Researchers from the University of Manitoba have extracted what is believed to be the deepest ice core ever in Canadian history.
The 613-metre ice core from the Müller Ice Cap on Axel Heiberg Island, Nunavut, was extracted in 2–3 metre sections over a period of several weeks.
The ice core is expected to offer insights in the climatic past of the Arctic, according to project lead Dorthe Dahl-Jensen.
“When you drill an ice core, you drill from annual layer to annual layer, deeper and deeper, back in time,” she told The Epoch Times in a phone interview.
“When you reach the bedrock, then you get the oldest ice,” she said.
Dahl-Jensen said the ice core is believed to include materials that are more than 10,000 years old.
“When we go so far back in time, we’re going through a lot of different time periods where it’s been colder and when it’s been warmer,” she said.
The patterns can be used to forecast possible future weather patterns.
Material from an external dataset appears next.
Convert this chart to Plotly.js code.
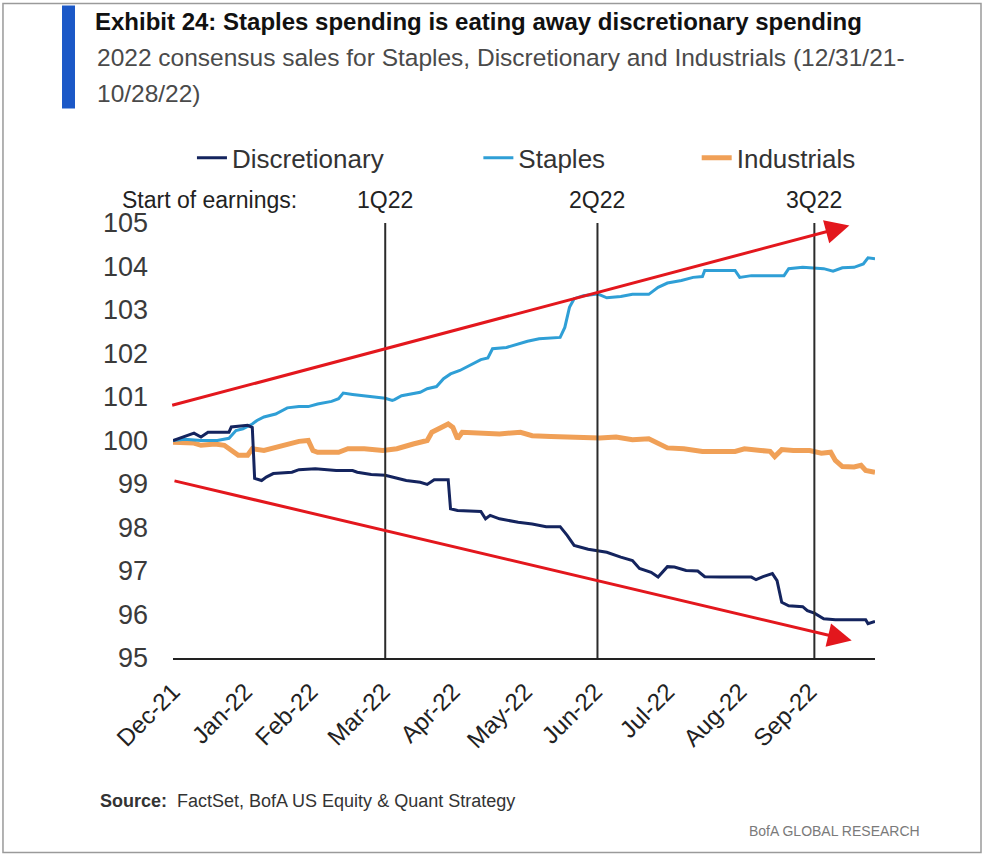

She said they will be able to learn how sea ice has changed over time, and get samples of the atmosphere by extracting air bubbles caught in the ice.
Researchers finished the extraction on May 16. They worked in temperatures that fell below minus 30 degrees, and even had to wait out a Arctic windstorm that made working outside unsafe.
The team consisted of researchers from Canada, Denmark, and Australia.
The ice core segments were moved to the Canadian Ice Core Laboratory in Edmonton. Scientific analysis is planned to start this fall.
“We’re going to take a stick of the ice core all the way through and melt it on a little plate, and look at the impurity concentrations down through the ice core,” Dahl-Jensen said.
1.2 Million-Year-Old Ice
Dahl-Jensen was also part of a research team that drilled a 2,800-metre long ice core from Antarctica in January.Dated back more than 1.2 million years, the ice was dug up in the Antarctic ice sheet, with the team hitting bedrock beneath the ice.
At the time, she said the achievement was “monumental” for climate and environmental science.
“The ice core provides the longest continuous climate record known, and we hope it will help us understand the connections between Earth’s carbon cycle and temperature changes throughout history,” Dahl-Jensen said.
The project was funded by the European Commission, with support from national partners across Belgium, Denmark, France, Germany, Italy, Norway, Sweden, Switzerland, the Netherlands, and the United Kingdom.